Parallèlement, avec cette revalorisation des fonctions considérées par l'opinion publique comme plus « populaires », les métiers ayant tendance à être associés à la catégorie socio-professionnelle CSP+ connaissent, eux, une chute de popularité. « Nous avons connu une période où, les métiers manuels étaient dévalorisés. Les gens s'orientaient vers des études supérieures sans pour autant comprendre le sens de leur choix », commente Paul Candiard, ex-chargé de communication devenu facteur. « Mais il faut se souvenir que ce n'est pas parce que l'on peut, que l'on doit. »

Dans son ouvrage, Jean-Laurent Cassely pousse la réflexion plus loin encore :

« En parallèle de la dégradation des tâches, le statut social, sur lequel une formation d'élite est censée déboucher, a eu tendance à perdre progressivement de son aura. » Et d'ajouter : « Les prolétaires de l'ère industrielle n'avaient que leurs bras pour survivre, les diplômés de l'enseignement supérieur n'ont que leur cerveau. (...) Ce malaise des diplômés du supérieur porte un nom : le déclassement social. »

Le sociologue Rémy Oudghiri confirme l'augmentation du sentiment de ce déclassement social ces dernières années en France. « Cette peur touche l'ensemble des milieux sociaux.

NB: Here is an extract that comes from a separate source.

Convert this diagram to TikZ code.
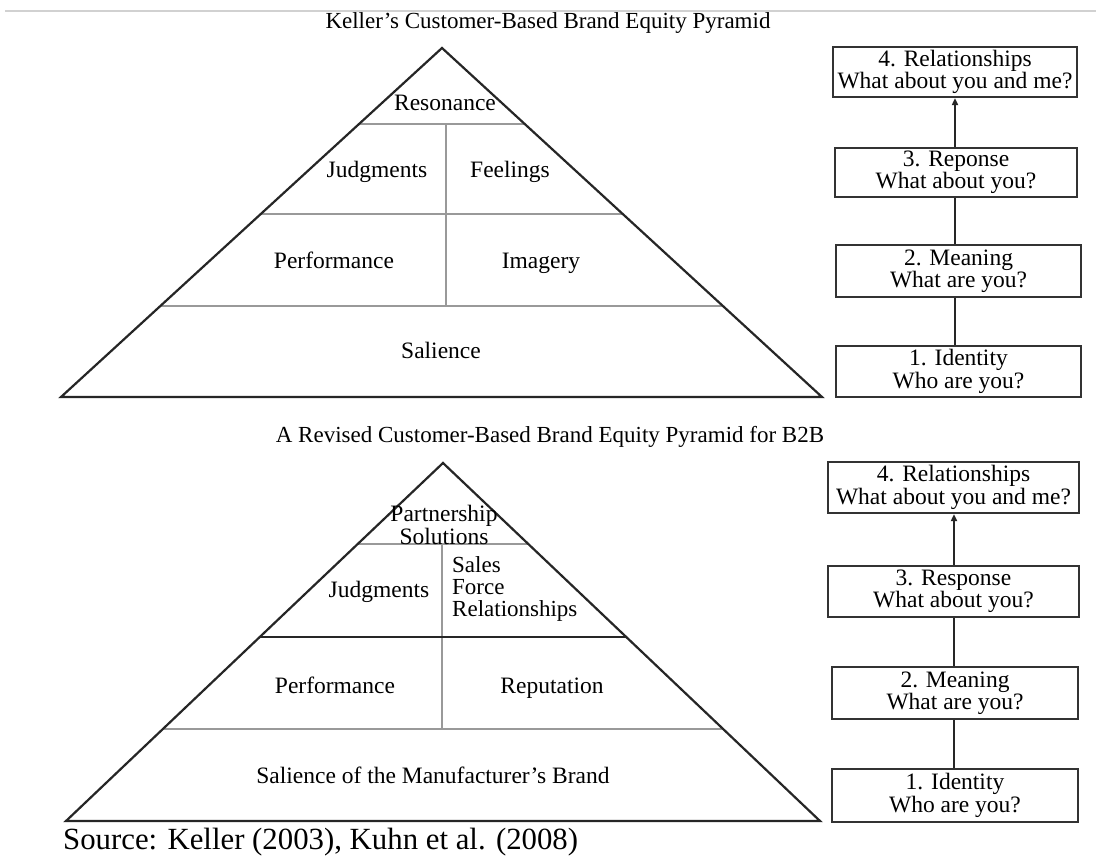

Les plus jeunes sont plus pragmatiques : ils ont intégré l'idée que la carrière au sens traditionnel n'existe plus. (...) La révolte des premiers de la classe est favorisée par cette idée que, de toute façon, il n'y a plus rien à attendre d'une vie dictée par la carrière : rien n'est jamais sûr. Donc, pourquoi ne pas tenter autre chose. » C'est dit.